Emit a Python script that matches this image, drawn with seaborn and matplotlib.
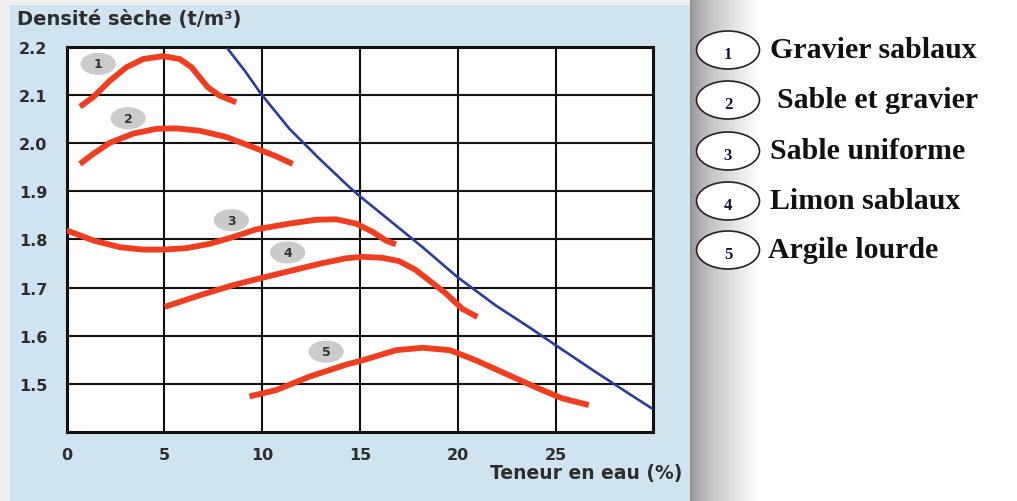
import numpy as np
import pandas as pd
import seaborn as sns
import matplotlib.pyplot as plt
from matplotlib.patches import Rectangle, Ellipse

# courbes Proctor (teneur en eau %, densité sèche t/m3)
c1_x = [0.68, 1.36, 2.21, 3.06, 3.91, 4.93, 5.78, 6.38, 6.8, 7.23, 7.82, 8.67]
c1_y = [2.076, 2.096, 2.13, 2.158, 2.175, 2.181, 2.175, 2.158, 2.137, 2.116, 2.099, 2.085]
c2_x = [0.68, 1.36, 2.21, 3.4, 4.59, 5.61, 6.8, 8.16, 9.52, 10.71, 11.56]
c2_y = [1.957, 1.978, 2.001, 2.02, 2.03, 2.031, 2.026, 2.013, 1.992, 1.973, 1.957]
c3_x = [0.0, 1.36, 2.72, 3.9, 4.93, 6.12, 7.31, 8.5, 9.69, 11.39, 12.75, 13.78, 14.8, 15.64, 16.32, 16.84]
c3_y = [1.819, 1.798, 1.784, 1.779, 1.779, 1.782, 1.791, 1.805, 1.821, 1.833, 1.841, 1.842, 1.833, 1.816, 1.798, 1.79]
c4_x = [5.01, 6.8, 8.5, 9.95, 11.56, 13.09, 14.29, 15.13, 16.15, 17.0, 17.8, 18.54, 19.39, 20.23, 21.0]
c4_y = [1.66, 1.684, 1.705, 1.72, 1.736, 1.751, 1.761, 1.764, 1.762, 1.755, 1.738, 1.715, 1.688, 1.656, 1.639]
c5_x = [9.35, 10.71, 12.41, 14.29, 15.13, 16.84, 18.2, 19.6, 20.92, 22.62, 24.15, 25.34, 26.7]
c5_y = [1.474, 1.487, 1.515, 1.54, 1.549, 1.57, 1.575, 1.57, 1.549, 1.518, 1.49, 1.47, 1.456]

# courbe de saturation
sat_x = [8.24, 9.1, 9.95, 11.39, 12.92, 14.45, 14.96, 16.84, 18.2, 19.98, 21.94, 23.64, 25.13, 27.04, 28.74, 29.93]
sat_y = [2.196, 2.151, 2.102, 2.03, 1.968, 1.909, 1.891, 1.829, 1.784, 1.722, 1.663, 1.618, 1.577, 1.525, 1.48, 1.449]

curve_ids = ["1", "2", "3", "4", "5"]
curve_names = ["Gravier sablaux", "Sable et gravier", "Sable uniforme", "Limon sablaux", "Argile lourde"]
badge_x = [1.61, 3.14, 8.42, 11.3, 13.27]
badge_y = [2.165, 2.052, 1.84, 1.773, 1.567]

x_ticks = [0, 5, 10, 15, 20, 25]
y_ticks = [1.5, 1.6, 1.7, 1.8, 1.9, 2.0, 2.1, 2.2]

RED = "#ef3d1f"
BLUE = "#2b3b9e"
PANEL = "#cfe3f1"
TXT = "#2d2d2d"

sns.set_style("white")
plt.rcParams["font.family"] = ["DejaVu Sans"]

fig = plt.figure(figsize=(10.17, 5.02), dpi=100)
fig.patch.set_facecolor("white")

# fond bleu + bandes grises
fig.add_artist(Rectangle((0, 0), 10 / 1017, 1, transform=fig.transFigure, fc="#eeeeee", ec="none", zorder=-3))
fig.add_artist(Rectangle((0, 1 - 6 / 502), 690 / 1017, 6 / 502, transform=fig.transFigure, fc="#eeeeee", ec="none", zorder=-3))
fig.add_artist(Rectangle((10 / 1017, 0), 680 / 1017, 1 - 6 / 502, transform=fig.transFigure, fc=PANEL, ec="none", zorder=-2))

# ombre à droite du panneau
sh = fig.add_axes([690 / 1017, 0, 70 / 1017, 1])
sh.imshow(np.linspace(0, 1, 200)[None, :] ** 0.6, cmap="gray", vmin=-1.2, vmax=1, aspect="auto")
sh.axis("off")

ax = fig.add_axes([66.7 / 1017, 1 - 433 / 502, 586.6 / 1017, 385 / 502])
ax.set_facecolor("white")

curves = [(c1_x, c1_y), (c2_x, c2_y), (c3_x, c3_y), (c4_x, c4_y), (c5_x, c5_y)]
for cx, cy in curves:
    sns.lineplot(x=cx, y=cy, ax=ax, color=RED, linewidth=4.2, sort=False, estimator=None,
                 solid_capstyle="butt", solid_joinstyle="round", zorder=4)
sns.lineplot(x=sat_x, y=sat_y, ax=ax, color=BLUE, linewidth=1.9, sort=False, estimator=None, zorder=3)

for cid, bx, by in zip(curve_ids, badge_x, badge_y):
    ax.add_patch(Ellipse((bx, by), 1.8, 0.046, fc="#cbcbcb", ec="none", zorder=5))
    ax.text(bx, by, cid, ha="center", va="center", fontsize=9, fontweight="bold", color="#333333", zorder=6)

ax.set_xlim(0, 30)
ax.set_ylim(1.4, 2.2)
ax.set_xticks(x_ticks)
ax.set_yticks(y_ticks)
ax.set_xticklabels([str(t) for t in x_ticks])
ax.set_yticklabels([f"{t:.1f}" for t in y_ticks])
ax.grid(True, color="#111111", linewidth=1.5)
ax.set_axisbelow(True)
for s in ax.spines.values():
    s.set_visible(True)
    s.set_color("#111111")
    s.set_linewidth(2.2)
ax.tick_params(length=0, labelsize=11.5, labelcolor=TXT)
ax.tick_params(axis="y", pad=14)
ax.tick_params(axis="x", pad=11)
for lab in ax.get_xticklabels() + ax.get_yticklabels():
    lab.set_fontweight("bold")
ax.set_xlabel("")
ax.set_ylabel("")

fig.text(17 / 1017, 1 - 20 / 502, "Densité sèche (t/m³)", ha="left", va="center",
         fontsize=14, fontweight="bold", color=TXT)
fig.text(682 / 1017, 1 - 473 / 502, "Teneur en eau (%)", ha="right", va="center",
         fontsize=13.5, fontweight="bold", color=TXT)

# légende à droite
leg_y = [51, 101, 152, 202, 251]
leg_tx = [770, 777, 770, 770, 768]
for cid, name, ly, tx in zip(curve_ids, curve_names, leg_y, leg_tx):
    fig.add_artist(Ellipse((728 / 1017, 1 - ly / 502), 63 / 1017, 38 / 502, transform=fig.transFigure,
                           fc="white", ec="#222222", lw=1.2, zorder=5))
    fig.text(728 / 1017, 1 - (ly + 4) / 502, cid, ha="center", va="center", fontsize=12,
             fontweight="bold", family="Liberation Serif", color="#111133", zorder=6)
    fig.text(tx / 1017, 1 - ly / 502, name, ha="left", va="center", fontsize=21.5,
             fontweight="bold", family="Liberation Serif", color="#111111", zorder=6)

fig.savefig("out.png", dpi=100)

Exercise goal: Make an exact copy of the lines from the top of the material through the line with "from matplotlib.patches import", pictures excluded.

Output below:
Emit a Python script that matches this image, drawn with seaborn and matplotlib.
import numpy as np
import pandas as pd
import seaborn as sns
import matplotlib.pyplot as plt
from matplotlib.patches import Rectangle, Ellipse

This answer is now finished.